The problem we face is not a lack of ideas, but rather a lack of faith in people and democracy, as well as a lack of imagination to see and do school differently.
Teacher education programs need to include, as part of the required coursework, classes on race and ethnic studies, community organizing and activist traditions, and the history of social movements. One way to do this work, is for students to read about the Citizenship Schools that emerged in 1957 from the work of Septima Clark, Esau Jenkins and Bernice Robinson at the Highlander Folk School in Tennessee. The Citizenship Schools aimed to create engaged citizens and community leaders and began by teaching literacy skills (so that Black voters could pass literacy tests) by having students read and discuss the US Constitution. Teacher educators also need to study things like the community-organized Freedom Schools that were developed by the Student Nonviolent Coordinating Committee (SNCC) and Congress on Racial Equality (CORE) during the 1964 Freedom Summer in Mississippi, or the Algebra Project (organized in Baltimore by Bob Moses and Jay Gillen to teach math literacy), as a way to understand how schools can address larger social, political, and economic inequities, as well as how schools can be organized differently. Teachers could also benefit from reading about historical figures like Ella Baker who developed a vision for a radical democracy as an organizer, teacher, and founding intellectual of the Civil Rights Movement. Being familiar with how this history of democratic social movements connects with more recent social movements like Occupy Wall Street (OWS) and Black Lives Matter (BLM)—that is, drawing the historical connections between these contemporary movements to the work of the Students for a Democratic Society (SDS) and the Black Panther Party (BPP)—can help students complicate the relationship between our society and ongoing struggles for more freedom, democracy, and liberation.

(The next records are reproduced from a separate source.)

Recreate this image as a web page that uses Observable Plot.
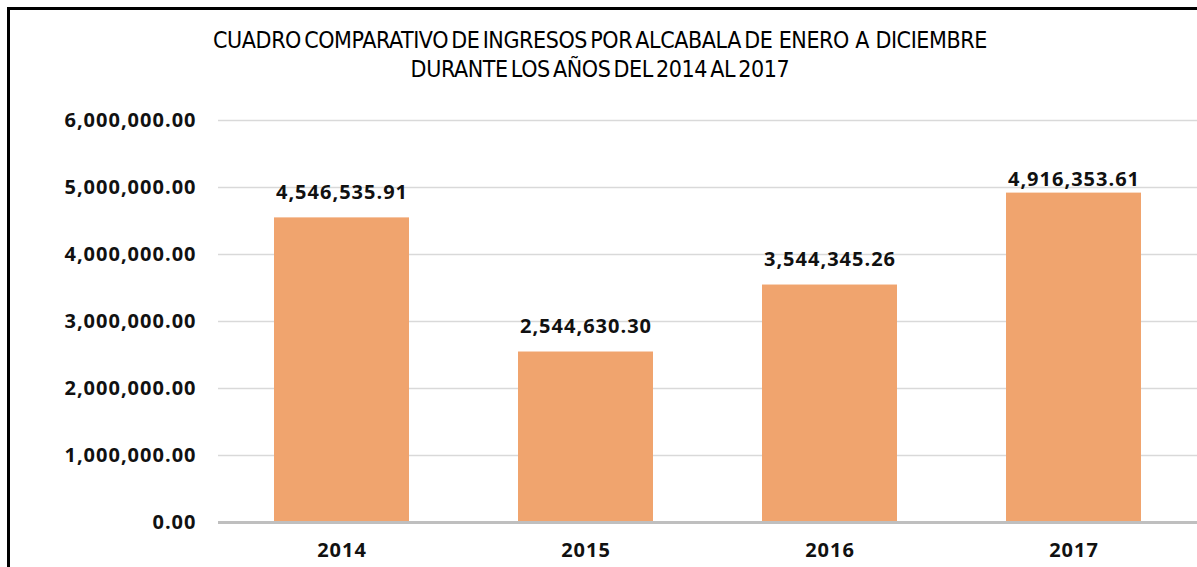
<!DOCTYPE html>
<html>
<head>
<meta charset="utf-8">
<script src="https://cdn.jsdelivr.net/npm/d3@7"></script>
<script src="https://cdn.jsdelivr.net/npm/@observablehq/plot@0.6"></script>
<style>
  html, body { margin: 0; padding: 0; background: #fff; overflow: hidden; }
  #wrap { position: relative; width: 1197px; height: 567px; }
  #frame { position: absolute; left: 7px; top: 7px; width: 1400px; height: 800px; border: 3px solid #000; box-sizing: border-box; pointer-events: none; }
  #title { position: absolute; left: 0; top: 0; width: 1197px; height: 100px; text-align: center;
           font-family: "Liberation Sans Narrow", "DejaVu Sans Condensed", sans-serif; font-size: 23px; color: #000;
           word-spacing: -3px; letter-spacing: -0.4px; }
  #title .l1 { position: absolute; left: 0; width: 1200px; top: 26px; line-height: 28px; }
  #title .l2 { position: absolute; left: 0; width: 1200px; top: 55px; line-height: 28px; }
  #chart { position: absolute; left: 0; top: 100px; }
  #chart svg text { letter-spacing: 1px; }
</style>
</head>
<body>
<div id="wrap">
  <div id="title">
    <div class="l1">CUADRO COMPARATIVO DE INGRESOS POR ALCABALA DE &nbsp;ENERO &nbsp;A &nbsp;DICIEMBRE</div>
    <div class="l2">DURANTE LOS AÑOS DEL 2014 AL 2017</div>
  </div>
  <div id="chart"></div>
  <div id="frame"></div>
</div>
<script>
const years = ["2014", "2015", "2016", "2017"];
const values = [4546535.91, 2544630.30, 3544345.26, 4916353.61];
const yTicks = [0, 1000000, 2000000, 3000000, 4000000, 5000000, 6000000];

const data = years.map((year, i) => ({year, value: values[i]}));
const fmt = d3.format(",.2f");

const chart = Plot.plot({
  width: 1197,
  height: 467,
  marginLeft: 218,
  marginRight: 0,
  marginTop: 20,
  marginBottom: 45,
  style: { fontFamily: "'Open Sans', Lato, sans-serif", fontSize: "20px", fontWeight: "bold", color: "#111", background: "transparent" },
  x: { domain: years, paddingInner: 0.445, paddingOuter: 0.2225, label: null, tickSize: 0, tickPadding: 20 },
  y: { domain: [0, 6000000], ticks: yTicks, tickFormat: fmt, label: null, tickSize: 0, tickPadding: 22 },
  marks: [
    Plot.gridY(yTicks.filter(d => d > 0), { stroke: "#d9d9d9", strokeOpacity: 1, strokeWidth: 1.5 }),
    Plot.barY(data, { x: "year", y: "value", fill: "#F0A46E" }),
    Plot.ruleY([0], { stroke: "#bfbfbf", strokeWidth: 3 }),
    Plot.text(data.filter(d => d.year !== "2017"), { x: "year", y: "value", text: d => fmt(d.value), dy: -25, fill: "#111", fontSize: 20, fontWeight: "bold" }),
    Plot.text(data.filter(d => d.year === "2017"), { x: "year", y: "value", text: d => fmt(d.value), dy: -14, fill: "#111", fontSize: 20, fontWeight: "bold" })
  ]
});
document.getElementById("chart").appendChild(chart);
</script>
</body>
</html>
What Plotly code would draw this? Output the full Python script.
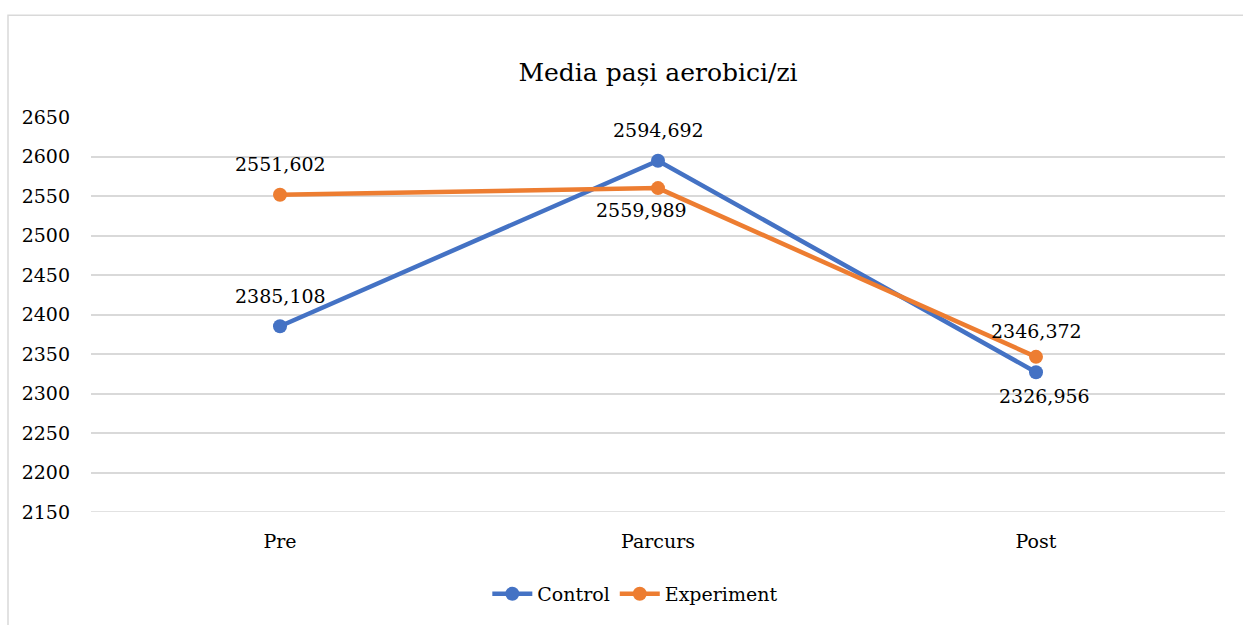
import plotly.graph_objects as go

categories = ["Pre", "Parcurs", "Post"]
control = [2385.108, 2594.692, 2326.956]
experiment = [2551.602, 2559.989, 2346.372]
y_ticks = [2150, 2200, 2250, 2300, 2350, 2400, 2450, 2500, 2550, 2600, 2650]
title = "Media pași aerobici/zi"

FONT = "DejaVu Serif"
BLUE = "#4472C4"
ORANGE = "#ED7D31"
FS = 19

fig = go.Figure()
fig.add_trace(go.Scatter(x=categories, y=control, name="Control", mode="lines+markers",
                         line=dict(color=BLUE, width=4.5), marker=dict(size=14, color=BLUE)))
fig.add_trace(go.Scatter(x=categories, y=experiment, name="Experiment", mode="lines+markers",
                         line=dict(color=ORANGE, width=4.5), marker=dict(size=14, color=ORANGE)))

def fmt(v):
    return f"{v:.3f}".replace(".", ",")

ctrl_pos = [30, 31, -24]
exp_pos = [31, -22, 26]
for c, v, s in zip(categories, control, ctrl_pos):
    fig.add_annotation(x=c, y=v, text=fmt(v), showarrow=False, yshift=s,
                       xshift=(8 if s < 0 else 0),
                       font=dict(family=FONT, size=FS, color="#000000"))
for c, v, s in zip(categories, experiment, exp_pos):
    fig.add_annotation(x=c, y=v, text=fmt(v), showarrow=False, yshift=s,
                       xshift=(-17 if s < 0 else 0),
                       font=dict(family=FONT, size=FS, color="#000000"))

fig.add_shape(type="rect", xref="paper", yref="paper",
              x0=(8 - 91) / 1134, x1=1.2, y0=-0.5, y1=(517 - 14) / 400,
              line=dict(color="#d9d9d9", width=1.5), fillcolor="rgba(0,0,0,0)", layer="below")
fig.add_shape(type="line", xref="paper", yref="y", x0=0, x1=1, y0=y_ticks[0], y1=y_ticks[0],
              line=dict(color="#d9d9d9", width=1.5), layer="below")

fig.update_layout(
    width=1243, height=625,
    margin=dict(l=91, r=18, t=117, b=108),
    paper_bgcolor="white", plot_bgcolor="white",
    font=dict(family=FONT, size=FS, color="#000000"),
    title=dict(text=title, x=0.5, xref="paper", xanchor="center", y=1 - 72 / 625, yanchor="middle",
               font=dict(family=FONT, size=25, color="#000000")),
    showlegend=True,
    legend=dict(orientation="h", x=0.48, xanchor="center", y=(517 - 600) / 400, yanchor="middle",
                font=dict(family=FONT, size=FS, color="#000000"), itemwidth=40),
    xaxis=dict(range=[-0.5, 2.5], showgrid=False, zeroline=False, showline=False, ticks="",
               tickfont=dict(family=FONT, size=FS, color="#000000"), ticklabelstandoff=16),
    yaxis=dict(range=[2150, 2650], tickvals=y_ticks, ticktext=[str(t) for t in y_ticks],
               showgrid=True, gridcolor="#d9d9d9", gridwidth=1.5, zeroline=False, showline=False,
               ticks="", tickfont=dict(family=FONT, size=FS, color="#000000"), ticklabelstandoff=20),
)
fig.write_html("out.html")
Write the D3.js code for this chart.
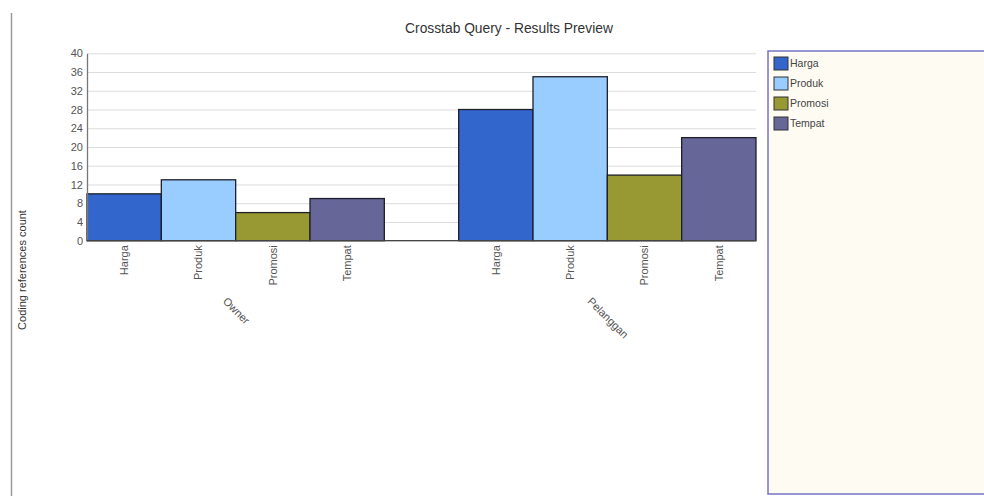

Reading and discussing the origins and contemporary manifestations of feminist and queer social movements should also be required for teachers and education leaders with additional emphasis on examining labor movements and studying things like the Second Bill of Rights (often referred to as the Economic Bill of Rights) that was introduced by President Franklin D. Roosevelt in his State of the Union Address in 1944. Teacher education programs could also look carefully at the New Deal (not to mention the Green New Deal), including programs like the Works Progress Administration (WPA) that put 8.5 million Americans to work rebuilding the country’s infrastructure during one of our country’s most severe economic downturns, as well as the origins and passage of the Universal Declaration of Human Rights adopted by the UN General Assembly in 1948, to name just a few.
While it’s important for educators to study and understand the potential of democratic schooling, they also need practice doing democracy. The point here is that teacher educators can take concrete steps to reshape the ways that we prepare teachers so that aspiring teachers and future education leaders can see a range of possibilities for democratic participation in social movements that aim to change current conditions and bring into being a more just world. Beginning this work with lessons from social movements like the Black Freedom Movement, would be an excellent place to start.